== EXERCISE INSTRUCTIONS ==
Using the records below, count the lines with "diagram" in them. Give the number only.

Figure scripts
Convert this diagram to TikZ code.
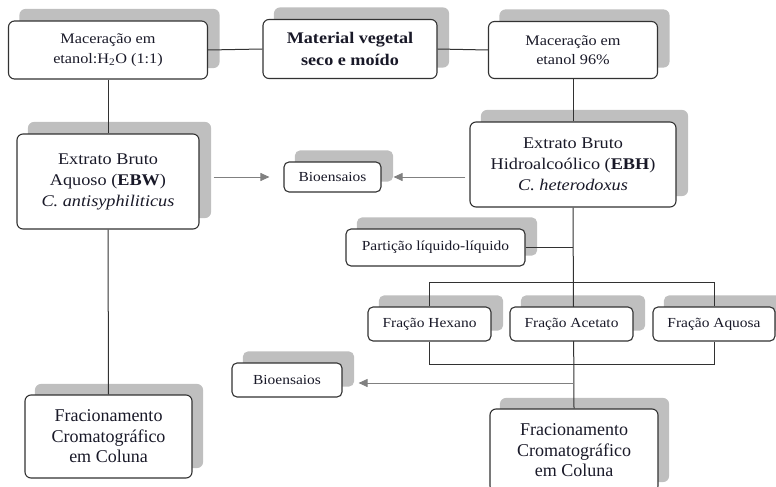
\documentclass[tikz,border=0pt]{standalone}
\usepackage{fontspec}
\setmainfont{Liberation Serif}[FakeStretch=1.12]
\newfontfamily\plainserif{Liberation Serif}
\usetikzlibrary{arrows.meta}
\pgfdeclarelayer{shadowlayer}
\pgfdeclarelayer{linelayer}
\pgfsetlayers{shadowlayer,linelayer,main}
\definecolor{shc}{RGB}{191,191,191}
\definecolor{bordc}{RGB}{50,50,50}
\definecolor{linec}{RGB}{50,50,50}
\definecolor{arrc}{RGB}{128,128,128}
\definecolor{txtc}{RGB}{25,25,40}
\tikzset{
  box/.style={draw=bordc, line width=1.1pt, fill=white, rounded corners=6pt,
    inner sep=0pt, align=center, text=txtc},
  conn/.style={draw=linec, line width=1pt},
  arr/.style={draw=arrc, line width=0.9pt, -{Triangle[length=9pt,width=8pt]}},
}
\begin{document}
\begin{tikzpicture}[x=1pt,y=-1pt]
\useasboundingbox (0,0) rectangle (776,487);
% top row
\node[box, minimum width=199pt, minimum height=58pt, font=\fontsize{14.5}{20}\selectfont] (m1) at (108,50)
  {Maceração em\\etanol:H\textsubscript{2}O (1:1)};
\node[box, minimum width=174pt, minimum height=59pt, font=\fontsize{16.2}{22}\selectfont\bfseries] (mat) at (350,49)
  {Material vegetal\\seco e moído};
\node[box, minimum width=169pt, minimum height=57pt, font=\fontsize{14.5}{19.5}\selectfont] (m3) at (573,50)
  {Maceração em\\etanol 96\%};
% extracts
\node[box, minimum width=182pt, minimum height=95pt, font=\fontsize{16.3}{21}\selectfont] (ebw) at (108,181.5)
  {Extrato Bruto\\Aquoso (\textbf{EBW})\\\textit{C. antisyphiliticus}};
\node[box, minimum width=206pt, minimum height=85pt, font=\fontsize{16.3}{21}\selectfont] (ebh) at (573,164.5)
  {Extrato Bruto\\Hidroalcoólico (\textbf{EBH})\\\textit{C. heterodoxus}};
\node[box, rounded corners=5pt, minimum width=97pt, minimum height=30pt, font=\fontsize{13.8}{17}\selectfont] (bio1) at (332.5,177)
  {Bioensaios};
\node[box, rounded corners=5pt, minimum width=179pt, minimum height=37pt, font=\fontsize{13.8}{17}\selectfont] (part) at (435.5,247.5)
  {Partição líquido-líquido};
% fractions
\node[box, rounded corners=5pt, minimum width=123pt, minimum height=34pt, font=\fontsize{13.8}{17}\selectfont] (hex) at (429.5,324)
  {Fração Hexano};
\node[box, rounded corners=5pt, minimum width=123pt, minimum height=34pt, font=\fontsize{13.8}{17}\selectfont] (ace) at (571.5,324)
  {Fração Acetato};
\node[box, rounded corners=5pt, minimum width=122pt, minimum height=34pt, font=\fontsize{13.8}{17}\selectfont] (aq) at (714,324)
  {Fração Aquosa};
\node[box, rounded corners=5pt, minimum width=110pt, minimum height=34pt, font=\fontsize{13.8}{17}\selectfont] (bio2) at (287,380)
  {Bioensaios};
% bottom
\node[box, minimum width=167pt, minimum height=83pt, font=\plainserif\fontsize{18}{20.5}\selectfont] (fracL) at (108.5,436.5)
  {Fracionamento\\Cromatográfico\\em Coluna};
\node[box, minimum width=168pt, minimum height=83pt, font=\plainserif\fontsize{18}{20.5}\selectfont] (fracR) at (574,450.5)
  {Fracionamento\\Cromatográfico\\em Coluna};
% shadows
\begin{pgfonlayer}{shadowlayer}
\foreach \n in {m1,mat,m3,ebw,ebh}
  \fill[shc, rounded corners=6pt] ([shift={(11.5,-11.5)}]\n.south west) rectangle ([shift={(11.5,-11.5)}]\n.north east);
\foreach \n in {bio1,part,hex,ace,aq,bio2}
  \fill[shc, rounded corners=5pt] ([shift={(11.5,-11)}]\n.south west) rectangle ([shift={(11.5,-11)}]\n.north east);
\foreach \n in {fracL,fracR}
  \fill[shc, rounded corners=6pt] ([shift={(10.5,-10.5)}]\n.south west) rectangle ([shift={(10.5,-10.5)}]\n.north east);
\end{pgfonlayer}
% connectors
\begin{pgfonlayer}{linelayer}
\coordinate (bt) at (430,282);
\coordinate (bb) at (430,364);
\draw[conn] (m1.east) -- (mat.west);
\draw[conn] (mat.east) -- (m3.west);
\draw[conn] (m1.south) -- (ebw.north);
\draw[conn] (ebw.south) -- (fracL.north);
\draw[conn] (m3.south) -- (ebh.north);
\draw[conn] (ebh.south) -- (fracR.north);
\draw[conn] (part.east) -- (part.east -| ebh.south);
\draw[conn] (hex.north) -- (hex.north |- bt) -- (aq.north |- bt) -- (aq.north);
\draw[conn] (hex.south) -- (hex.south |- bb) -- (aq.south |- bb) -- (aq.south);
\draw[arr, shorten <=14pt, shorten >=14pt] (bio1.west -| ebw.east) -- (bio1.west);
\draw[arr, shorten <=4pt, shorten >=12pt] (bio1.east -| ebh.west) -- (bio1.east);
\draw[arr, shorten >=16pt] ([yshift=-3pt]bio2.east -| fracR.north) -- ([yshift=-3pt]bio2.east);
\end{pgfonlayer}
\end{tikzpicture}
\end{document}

==

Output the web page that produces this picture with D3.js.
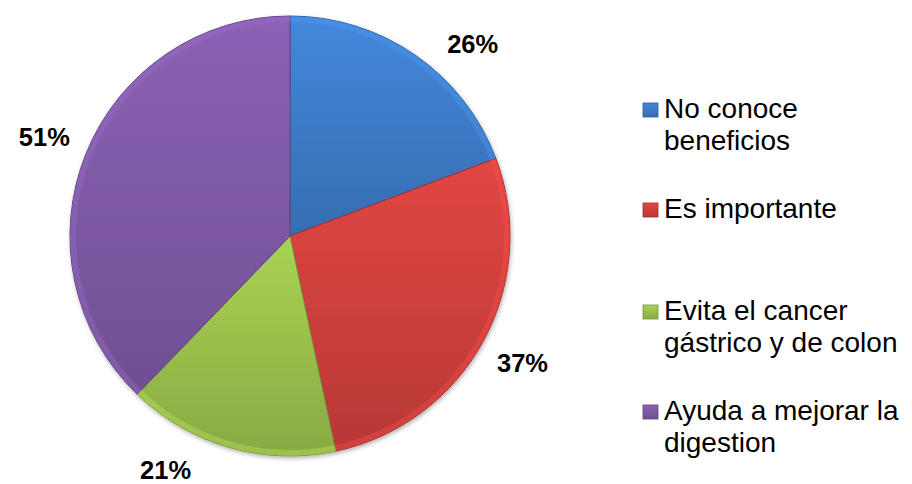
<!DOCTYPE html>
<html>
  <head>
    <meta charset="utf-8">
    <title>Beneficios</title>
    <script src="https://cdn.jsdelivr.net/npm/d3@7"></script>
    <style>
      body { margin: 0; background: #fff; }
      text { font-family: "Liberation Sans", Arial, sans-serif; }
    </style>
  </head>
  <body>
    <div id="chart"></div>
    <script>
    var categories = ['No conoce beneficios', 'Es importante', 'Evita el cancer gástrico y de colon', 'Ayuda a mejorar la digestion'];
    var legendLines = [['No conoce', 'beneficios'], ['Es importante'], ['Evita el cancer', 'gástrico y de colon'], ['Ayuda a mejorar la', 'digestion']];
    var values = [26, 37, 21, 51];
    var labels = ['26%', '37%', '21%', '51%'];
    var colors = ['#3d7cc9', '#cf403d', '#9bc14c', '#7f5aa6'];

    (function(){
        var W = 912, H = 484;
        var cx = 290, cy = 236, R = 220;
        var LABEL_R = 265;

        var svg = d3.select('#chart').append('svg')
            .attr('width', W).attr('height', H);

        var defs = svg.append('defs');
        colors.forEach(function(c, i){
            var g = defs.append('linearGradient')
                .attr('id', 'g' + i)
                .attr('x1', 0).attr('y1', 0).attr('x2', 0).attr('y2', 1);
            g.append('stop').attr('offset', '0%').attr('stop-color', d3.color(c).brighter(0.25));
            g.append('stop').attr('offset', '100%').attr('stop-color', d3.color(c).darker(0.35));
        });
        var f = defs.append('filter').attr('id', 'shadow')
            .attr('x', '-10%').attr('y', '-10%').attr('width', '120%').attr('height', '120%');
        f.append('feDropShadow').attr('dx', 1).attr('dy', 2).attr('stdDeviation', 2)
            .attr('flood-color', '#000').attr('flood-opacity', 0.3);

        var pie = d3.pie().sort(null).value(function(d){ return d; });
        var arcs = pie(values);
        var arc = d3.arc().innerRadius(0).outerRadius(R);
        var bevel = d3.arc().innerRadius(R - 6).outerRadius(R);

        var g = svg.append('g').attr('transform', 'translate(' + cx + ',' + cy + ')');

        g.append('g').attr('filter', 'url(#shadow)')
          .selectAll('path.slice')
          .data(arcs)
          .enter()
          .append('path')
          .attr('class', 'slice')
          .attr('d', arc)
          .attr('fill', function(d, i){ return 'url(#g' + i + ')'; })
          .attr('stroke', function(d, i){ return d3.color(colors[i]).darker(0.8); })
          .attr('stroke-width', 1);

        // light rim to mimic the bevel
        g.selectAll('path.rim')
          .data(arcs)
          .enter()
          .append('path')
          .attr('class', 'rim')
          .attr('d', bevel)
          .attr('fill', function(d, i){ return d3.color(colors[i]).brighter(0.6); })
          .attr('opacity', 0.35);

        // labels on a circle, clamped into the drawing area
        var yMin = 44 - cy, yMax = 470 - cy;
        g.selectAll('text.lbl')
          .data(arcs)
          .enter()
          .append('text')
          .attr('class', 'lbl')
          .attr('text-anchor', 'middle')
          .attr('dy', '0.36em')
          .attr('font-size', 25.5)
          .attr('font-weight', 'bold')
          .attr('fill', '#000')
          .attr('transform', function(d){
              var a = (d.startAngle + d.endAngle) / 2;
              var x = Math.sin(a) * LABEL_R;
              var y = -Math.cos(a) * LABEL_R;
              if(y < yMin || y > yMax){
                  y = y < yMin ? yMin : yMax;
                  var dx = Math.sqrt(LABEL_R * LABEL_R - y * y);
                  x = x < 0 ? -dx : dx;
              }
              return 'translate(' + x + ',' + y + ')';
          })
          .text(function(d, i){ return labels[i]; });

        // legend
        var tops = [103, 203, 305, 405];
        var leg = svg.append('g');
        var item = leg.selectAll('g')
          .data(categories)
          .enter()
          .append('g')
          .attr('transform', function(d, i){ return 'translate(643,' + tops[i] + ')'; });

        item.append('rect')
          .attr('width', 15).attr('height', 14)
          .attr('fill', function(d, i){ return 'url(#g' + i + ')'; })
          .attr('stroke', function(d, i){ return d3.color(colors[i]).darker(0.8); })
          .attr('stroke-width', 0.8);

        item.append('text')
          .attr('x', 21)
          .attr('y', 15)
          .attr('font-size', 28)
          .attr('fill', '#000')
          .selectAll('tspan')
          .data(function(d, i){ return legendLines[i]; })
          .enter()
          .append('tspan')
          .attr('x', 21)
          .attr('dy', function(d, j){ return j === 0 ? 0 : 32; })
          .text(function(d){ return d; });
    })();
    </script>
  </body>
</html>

==

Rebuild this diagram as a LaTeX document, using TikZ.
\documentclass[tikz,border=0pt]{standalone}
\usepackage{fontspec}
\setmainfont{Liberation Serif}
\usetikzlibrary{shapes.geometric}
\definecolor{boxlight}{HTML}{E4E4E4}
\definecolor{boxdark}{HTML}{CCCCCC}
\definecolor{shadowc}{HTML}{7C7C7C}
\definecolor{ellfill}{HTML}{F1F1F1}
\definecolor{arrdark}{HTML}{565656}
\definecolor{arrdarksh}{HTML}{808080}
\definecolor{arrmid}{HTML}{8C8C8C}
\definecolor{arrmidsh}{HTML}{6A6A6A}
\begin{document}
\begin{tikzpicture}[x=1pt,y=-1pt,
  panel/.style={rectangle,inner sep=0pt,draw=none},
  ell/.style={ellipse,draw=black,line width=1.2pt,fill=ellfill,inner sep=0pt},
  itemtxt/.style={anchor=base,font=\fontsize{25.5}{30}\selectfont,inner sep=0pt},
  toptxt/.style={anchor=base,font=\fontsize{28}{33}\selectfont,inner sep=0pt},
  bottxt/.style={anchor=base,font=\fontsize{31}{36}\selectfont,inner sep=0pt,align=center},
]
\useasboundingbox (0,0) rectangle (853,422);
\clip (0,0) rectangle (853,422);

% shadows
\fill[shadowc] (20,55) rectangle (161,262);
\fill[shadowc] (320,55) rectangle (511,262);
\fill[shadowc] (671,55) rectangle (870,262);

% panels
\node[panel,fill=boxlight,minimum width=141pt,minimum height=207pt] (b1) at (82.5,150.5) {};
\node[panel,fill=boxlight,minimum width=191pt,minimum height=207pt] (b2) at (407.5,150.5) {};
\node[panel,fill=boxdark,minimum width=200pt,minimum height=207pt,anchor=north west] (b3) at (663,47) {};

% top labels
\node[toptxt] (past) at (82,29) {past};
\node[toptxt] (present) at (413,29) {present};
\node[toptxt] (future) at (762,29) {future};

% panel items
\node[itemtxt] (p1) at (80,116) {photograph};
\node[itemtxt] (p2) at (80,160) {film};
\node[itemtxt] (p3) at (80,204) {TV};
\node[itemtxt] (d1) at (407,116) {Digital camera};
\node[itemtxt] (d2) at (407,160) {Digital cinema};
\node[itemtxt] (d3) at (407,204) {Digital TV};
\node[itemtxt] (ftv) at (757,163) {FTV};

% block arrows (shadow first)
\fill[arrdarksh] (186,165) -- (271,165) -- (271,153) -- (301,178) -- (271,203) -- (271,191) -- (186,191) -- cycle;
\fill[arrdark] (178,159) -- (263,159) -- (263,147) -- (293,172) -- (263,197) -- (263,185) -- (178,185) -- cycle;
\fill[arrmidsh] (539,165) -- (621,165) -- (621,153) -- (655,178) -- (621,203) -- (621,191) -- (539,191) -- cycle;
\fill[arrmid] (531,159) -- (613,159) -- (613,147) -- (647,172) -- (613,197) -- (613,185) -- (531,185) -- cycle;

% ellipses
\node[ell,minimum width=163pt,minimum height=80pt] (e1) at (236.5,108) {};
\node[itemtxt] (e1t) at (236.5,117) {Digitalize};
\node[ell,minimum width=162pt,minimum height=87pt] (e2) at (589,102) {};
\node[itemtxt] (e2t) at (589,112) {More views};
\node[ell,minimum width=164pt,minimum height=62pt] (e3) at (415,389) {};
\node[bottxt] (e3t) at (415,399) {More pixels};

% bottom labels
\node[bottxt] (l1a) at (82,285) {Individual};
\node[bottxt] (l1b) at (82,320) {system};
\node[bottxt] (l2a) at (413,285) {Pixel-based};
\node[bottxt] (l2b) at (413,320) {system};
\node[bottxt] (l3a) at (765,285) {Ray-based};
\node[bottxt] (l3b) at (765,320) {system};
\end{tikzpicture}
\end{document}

== RESPONSE TO THE TASK ==
2